START Source data
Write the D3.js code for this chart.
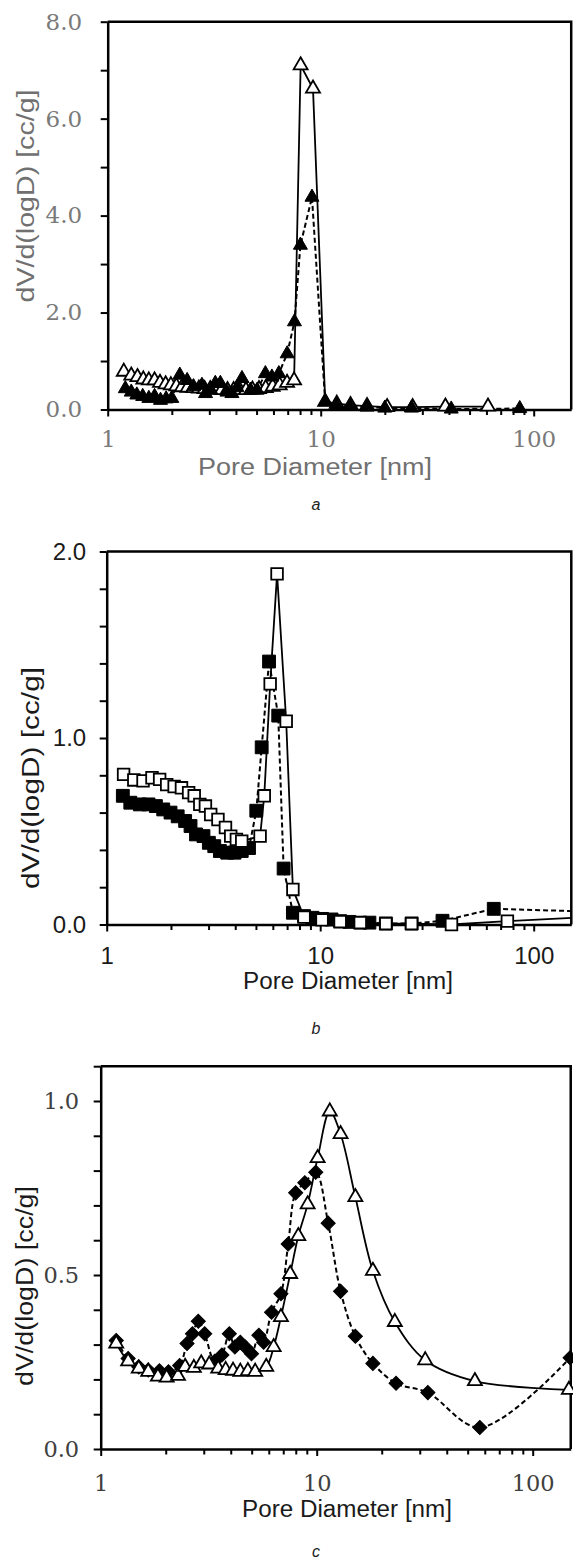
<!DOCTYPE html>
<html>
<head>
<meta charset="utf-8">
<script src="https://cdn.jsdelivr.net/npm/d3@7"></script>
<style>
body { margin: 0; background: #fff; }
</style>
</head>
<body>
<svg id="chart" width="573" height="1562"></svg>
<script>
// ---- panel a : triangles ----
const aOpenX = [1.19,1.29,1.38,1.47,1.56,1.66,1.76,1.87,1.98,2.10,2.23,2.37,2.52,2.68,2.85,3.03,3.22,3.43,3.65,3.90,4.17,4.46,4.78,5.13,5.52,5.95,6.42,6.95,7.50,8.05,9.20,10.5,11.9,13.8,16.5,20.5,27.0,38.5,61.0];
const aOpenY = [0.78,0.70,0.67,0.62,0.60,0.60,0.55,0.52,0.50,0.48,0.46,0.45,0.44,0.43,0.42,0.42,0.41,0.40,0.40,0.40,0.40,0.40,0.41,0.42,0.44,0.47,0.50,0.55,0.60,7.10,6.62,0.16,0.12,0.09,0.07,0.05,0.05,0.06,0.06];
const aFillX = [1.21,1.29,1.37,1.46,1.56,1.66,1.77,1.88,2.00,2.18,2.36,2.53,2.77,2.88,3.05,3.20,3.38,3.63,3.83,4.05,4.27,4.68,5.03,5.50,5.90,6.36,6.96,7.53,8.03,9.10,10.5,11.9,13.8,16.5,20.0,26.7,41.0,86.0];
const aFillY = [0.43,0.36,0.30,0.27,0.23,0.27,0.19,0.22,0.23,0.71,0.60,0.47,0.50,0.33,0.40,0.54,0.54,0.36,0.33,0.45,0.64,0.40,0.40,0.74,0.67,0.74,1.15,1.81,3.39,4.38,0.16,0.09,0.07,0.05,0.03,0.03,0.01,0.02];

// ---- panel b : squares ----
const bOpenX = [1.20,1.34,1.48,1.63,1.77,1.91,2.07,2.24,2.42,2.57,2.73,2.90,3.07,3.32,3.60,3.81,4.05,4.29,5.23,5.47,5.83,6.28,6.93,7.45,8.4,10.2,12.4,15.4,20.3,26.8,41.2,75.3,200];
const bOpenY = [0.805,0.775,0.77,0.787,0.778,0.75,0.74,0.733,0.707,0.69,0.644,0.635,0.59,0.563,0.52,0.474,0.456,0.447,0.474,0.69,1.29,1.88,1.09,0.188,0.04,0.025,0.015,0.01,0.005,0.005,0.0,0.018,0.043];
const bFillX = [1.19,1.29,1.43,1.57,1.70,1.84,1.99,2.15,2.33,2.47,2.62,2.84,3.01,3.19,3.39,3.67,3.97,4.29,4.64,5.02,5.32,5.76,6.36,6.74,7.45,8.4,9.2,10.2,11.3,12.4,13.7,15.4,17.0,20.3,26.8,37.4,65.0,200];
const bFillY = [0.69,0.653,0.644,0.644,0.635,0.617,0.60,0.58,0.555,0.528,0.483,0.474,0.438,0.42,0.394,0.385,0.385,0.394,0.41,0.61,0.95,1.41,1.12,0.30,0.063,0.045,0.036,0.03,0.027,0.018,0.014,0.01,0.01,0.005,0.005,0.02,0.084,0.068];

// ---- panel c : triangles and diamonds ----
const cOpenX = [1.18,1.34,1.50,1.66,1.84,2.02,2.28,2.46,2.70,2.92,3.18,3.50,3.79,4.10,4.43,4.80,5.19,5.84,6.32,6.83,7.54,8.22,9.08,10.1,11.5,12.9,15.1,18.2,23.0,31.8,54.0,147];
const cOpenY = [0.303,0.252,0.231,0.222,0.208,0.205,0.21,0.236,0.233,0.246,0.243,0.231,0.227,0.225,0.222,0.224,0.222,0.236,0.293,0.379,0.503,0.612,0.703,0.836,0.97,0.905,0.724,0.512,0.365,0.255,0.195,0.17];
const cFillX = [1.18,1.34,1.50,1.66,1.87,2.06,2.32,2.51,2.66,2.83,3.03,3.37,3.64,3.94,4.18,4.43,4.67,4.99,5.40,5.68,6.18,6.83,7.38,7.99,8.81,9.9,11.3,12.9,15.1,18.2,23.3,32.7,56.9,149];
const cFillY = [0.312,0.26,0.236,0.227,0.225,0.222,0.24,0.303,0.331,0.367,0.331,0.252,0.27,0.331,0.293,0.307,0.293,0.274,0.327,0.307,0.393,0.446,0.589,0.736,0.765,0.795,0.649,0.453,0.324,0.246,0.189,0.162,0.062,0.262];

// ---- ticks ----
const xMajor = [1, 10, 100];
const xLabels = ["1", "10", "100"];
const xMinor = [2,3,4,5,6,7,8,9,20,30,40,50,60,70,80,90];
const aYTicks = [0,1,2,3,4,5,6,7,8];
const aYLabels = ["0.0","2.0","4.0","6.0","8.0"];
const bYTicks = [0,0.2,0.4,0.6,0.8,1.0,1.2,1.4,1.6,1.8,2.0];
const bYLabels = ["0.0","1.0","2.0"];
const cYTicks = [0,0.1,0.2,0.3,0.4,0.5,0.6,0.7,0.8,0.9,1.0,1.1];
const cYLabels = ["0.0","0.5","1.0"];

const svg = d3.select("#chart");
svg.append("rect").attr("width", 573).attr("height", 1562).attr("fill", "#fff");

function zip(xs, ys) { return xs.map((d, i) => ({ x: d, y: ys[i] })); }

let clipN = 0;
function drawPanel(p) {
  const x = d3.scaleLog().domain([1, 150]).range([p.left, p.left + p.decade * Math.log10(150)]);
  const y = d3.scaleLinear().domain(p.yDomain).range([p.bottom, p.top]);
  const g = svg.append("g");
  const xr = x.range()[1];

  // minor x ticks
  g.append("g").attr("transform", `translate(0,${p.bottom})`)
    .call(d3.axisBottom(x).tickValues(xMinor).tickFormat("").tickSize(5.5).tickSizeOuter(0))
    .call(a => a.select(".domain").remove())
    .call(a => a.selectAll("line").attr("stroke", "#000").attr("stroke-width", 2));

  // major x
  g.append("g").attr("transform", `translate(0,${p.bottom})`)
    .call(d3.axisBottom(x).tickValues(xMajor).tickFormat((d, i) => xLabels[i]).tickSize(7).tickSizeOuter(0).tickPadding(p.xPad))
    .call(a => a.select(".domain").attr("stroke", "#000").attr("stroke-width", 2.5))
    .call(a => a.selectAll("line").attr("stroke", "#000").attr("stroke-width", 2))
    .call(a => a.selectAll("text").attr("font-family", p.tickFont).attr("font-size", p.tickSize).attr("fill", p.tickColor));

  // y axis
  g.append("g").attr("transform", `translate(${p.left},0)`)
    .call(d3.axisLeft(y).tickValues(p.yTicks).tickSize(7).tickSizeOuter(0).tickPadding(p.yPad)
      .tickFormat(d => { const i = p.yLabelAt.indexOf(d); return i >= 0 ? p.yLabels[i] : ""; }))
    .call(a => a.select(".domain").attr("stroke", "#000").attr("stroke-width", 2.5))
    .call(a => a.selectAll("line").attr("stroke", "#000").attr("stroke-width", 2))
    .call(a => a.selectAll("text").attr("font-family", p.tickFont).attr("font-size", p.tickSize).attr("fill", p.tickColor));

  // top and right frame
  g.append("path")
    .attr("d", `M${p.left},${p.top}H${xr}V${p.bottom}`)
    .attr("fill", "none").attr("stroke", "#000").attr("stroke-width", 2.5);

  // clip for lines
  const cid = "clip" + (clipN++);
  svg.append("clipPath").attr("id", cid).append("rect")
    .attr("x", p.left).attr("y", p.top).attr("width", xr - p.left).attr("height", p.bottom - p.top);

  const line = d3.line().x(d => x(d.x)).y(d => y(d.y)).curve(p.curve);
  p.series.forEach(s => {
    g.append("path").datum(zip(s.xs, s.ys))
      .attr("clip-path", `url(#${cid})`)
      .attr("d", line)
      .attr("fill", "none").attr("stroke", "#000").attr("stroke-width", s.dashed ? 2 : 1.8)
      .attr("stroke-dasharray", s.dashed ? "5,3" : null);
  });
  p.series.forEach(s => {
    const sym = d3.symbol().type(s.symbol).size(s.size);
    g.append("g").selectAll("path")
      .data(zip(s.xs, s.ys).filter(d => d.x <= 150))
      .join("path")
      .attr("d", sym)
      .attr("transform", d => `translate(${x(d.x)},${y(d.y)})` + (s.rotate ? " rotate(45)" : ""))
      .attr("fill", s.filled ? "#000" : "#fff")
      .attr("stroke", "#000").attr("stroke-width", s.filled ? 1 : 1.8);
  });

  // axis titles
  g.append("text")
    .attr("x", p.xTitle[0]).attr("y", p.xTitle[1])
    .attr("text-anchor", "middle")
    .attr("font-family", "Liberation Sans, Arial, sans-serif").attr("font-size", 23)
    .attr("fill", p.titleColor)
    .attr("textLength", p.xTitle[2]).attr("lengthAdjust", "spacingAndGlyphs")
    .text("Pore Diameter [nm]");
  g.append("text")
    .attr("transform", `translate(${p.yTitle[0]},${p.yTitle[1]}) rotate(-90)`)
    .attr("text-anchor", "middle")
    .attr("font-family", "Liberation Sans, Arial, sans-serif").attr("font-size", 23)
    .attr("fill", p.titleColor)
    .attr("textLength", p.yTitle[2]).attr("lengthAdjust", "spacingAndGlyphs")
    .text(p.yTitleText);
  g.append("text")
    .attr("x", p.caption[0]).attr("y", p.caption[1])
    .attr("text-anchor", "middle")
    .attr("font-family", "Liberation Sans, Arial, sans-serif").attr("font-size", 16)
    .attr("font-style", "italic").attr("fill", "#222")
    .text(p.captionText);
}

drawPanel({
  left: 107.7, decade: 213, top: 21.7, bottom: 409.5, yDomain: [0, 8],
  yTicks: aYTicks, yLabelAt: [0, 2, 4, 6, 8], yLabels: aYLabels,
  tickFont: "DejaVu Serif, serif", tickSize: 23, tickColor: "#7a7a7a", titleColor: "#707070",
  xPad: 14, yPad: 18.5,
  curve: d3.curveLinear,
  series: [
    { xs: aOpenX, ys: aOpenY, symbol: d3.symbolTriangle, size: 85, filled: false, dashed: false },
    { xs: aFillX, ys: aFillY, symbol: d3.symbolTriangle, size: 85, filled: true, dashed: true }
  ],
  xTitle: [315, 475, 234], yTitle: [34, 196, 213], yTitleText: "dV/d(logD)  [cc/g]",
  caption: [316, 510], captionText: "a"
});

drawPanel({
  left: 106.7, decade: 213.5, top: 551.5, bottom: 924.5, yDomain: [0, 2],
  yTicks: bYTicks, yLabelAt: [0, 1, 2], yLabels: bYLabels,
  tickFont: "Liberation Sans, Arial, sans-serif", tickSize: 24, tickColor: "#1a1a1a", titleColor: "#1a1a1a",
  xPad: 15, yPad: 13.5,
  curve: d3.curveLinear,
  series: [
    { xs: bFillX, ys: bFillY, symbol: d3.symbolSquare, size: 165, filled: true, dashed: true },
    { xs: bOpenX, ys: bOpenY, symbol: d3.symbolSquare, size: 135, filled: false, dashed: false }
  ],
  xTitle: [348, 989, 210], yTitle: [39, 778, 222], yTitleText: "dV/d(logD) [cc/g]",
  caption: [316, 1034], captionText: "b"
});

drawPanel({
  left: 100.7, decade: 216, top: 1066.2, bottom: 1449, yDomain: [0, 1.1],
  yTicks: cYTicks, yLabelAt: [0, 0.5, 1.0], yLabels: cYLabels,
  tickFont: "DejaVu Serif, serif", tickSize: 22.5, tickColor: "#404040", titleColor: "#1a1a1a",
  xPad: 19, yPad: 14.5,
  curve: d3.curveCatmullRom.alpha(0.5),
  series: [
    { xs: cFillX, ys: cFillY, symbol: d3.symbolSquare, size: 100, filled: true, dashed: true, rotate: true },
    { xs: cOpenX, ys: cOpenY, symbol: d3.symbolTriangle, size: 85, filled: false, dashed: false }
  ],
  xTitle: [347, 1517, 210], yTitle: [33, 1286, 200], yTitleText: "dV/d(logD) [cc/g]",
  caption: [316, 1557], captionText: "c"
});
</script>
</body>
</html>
END Source data
START Source data
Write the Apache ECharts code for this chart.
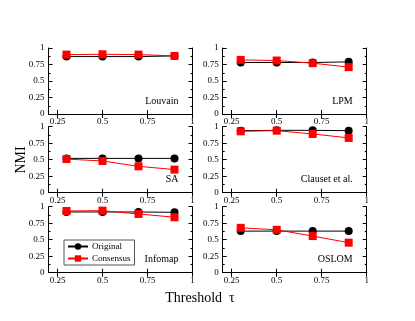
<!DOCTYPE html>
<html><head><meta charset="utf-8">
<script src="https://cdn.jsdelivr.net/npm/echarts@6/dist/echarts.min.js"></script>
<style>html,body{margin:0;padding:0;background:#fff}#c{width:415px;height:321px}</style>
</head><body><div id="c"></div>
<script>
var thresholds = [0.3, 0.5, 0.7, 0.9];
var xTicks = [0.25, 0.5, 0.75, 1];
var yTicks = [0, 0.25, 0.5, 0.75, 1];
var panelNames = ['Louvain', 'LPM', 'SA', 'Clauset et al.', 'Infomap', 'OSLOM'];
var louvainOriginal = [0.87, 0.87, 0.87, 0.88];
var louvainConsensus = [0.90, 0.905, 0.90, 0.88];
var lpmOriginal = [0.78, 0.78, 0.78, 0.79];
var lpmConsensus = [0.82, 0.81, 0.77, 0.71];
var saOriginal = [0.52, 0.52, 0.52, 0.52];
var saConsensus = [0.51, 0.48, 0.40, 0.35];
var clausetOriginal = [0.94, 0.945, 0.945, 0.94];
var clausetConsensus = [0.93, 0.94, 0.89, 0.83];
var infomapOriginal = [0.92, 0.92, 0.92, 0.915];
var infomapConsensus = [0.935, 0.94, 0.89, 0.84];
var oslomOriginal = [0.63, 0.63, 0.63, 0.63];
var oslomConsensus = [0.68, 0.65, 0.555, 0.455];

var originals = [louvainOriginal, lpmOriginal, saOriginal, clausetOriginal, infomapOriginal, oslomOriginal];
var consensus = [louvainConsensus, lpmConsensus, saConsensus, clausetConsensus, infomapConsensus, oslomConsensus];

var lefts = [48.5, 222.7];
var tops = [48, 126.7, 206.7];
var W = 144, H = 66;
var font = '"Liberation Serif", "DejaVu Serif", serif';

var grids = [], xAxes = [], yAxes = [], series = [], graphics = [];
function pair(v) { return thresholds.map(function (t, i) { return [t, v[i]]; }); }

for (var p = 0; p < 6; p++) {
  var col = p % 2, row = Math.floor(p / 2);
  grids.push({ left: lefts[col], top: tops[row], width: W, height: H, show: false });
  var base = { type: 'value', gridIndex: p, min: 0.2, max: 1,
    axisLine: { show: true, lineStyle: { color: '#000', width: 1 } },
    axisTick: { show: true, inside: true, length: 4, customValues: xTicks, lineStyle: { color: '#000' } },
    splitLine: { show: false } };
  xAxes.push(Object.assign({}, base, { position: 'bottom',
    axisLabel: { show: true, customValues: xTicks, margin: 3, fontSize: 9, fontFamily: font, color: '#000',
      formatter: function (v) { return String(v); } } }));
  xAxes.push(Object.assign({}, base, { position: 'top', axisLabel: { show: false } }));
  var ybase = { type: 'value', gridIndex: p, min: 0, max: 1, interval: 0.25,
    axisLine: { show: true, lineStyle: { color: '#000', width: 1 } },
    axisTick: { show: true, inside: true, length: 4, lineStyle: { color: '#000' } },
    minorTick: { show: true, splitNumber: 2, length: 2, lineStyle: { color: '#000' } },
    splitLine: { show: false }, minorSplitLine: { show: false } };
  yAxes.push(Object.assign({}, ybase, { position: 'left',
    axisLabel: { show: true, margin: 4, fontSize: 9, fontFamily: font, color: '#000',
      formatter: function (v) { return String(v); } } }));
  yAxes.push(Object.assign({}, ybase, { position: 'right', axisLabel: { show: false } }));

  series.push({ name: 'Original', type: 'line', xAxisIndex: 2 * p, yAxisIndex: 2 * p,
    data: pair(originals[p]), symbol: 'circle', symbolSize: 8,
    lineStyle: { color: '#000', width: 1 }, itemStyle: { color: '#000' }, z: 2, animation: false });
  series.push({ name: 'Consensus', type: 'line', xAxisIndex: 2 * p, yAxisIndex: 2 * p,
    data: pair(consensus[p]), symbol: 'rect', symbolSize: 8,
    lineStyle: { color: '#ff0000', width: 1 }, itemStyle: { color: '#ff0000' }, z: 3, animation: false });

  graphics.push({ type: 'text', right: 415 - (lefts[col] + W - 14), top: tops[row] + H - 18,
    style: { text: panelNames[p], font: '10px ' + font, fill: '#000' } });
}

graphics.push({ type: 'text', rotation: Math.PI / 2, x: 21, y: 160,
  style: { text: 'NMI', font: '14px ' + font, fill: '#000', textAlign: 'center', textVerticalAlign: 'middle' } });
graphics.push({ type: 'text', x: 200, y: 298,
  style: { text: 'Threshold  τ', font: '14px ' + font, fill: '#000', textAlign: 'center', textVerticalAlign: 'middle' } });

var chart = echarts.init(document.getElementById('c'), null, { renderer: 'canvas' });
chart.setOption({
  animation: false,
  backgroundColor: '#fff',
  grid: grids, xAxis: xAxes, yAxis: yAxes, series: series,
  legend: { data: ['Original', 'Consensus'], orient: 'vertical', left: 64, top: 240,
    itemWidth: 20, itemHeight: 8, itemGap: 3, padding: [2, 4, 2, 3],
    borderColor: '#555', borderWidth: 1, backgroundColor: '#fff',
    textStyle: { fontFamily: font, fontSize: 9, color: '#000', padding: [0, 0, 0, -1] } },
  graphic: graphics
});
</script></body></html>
END Source data
START Source data
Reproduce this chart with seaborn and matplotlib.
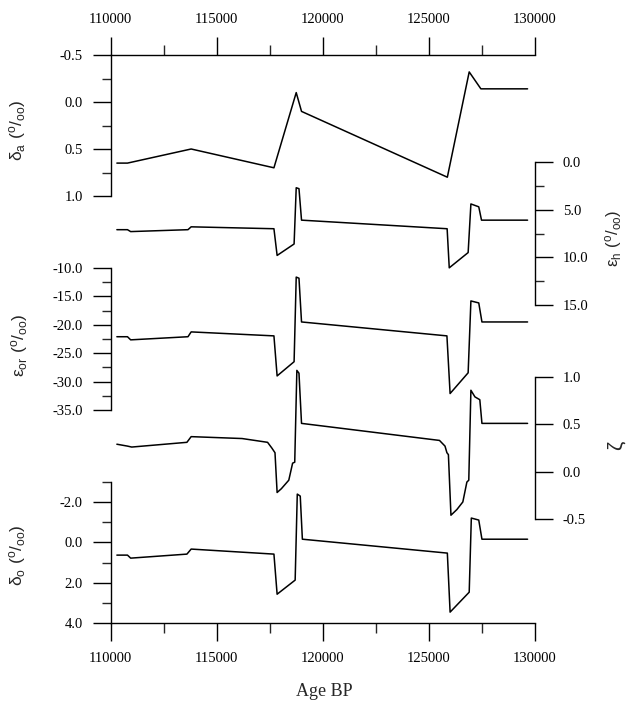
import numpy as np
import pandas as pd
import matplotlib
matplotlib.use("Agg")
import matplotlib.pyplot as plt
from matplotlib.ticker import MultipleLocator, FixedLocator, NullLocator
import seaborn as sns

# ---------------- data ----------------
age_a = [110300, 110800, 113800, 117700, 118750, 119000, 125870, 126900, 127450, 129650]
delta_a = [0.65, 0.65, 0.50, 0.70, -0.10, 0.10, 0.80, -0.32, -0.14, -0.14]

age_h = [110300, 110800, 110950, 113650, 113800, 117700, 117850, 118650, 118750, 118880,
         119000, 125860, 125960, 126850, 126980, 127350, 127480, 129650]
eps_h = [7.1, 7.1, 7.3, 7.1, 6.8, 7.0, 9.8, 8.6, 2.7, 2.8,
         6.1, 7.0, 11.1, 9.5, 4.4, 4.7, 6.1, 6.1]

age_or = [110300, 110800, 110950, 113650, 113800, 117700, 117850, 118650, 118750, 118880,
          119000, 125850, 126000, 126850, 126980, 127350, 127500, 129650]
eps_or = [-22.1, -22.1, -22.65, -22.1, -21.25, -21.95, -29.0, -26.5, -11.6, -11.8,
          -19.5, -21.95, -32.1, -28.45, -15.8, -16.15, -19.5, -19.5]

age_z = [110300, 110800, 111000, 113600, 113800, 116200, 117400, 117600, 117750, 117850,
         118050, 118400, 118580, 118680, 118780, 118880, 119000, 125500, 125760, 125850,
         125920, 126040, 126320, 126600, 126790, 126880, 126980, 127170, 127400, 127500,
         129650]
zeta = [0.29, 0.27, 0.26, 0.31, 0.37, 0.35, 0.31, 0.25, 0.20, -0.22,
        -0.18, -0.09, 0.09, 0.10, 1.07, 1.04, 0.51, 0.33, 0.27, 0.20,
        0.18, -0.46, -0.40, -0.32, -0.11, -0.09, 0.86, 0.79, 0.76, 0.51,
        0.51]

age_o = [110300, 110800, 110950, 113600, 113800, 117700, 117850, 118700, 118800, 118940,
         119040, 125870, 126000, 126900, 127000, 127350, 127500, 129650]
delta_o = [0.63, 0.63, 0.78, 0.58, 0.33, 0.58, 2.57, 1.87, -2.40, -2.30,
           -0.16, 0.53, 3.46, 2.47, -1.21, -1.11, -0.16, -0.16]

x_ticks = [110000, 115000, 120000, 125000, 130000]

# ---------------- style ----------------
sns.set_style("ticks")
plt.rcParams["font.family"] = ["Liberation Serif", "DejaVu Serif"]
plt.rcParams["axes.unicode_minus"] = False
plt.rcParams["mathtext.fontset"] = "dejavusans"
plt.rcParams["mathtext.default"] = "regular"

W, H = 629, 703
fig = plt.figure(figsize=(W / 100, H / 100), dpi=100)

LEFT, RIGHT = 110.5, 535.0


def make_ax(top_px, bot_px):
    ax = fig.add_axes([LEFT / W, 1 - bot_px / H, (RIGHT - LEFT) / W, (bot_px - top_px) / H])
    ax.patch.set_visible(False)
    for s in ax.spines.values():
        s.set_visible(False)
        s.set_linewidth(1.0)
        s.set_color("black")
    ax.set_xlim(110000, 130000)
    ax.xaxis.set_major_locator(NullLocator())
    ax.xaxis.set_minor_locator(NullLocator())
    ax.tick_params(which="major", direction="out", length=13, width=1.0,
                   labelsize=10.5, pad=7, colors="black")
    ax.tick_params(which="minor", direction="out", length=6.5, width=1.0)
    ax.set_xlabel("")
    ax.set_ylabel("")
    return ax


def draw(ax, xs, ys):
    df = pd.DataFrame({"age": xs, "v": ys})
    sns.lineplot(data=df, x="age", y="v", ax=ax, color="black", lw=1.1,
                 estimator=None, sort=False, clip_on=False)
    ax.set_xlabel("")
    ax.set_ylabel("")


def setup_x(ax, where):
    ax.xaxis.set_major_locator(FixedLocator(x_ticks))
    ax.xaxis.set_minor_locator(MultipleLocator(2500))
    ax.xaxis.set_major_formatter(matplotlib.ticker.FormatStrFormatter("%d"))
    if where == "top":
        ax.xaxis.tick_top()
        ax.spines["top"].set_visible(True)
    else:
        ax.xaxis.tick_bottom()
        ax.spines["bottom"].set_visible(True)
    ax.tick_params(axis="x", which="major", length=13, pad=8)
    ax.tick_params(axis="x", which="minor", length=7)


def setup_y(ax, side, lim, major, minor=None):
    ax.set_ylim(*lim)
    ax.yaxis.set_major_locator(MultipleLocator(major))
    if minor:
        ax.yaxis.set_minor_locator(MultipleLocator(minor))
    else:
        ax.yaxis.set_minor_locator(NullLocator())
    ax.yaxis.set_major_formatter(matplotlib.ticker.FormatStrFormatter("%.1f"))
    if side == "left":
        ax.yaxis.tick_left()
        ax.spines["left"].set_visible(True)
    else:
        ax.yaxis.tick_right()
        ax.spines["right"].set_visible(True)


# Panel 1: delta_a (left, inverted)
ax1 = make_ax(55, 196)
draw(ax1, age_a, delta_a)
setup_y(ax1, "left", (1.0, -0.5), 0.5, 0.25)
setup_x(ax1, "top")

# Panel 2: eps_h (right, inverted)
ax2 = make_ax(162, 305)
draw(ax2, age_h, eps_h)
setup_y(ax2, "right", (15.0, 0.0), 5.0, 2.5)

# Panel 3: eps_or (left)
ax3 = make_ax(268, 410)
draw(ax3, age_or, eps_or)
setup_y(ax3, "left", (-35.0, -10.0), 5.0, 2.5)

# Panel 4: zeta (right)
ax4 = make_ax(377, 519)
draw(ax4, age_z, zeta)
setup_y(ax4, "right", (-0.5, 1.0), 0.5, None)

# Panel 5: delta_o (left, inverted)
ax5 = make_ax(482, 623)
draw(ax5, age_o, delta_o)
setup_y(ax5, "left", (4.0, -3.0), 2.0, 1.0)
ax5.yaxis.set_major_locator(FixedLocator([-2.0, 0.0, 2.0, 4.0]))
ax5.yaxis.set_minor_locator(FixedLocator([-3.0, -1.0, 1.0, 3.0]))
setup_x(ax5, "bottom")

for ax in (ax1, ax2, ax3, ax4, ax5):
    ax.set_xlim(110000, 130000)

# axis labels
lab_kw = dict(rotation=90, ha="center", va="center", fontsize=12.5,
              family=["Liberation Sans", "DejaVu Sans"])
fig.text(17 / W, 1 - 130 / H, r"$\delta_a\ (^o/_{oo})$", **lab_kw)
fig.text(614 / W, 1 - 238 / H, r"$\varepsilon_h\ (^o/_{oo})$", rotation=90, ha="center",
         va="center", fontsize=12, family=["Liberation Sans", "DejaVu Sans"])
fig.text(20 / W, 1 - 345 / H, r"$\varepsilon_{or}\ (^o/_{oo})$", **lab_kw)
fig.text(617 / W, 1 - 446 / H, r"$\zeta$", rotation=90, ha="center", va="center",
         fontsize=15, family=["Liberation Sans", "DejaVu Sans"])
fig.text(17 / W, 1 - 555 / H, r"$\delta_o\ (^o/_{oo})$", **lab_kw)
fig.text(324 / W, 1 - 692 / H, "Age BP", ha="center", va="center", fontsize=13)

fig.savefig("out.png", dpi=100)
END Source data
> **Job**
Above are some entries. Restate word for word the lines from the one holding "Reproduce this chart" through the one holding "6.1, 7.0, 11.1, 9.5, 4.4, 4.7, 6.1, 6.1]", but not the pictures.

> **Final result**
Reproduce this chart with seaborn and matplotlib.
import numpy as np
import pandas as pd
import matplotlib
matplotlib.use("Agg")
import matplotlib.pyplot as plt
from matplotlib.ticker import MultipleLocator, FixedLocator, NullLocator
import seaborn as sns

# ---------------- data ----------------
age_a = [110300, 110800, 113800, 117700, 118750, 119000, 125870, 126900, 127450, 129650]
delta_a = [0.65, 0.65, 0.50, 0.70, -0.10, 0.10, 0.80, -0.32, -0.14, -0.14]

age_h = [110300, 110800, 110950, 113650, 113800, 117700, 117850, 118650, 118750, 118880,
         119000, 125860, 125960, 126850, 126980, 127350, 127480, 129650]
eps_h = [7.1, 7.1, 7.3, 7.1, 6.8, 7.0, 9.8, 8.6, 2.7, 2.8,
         6.1, 7.0, 11.1, 9.5, 4.4, 4.7, 6.1, 6.1]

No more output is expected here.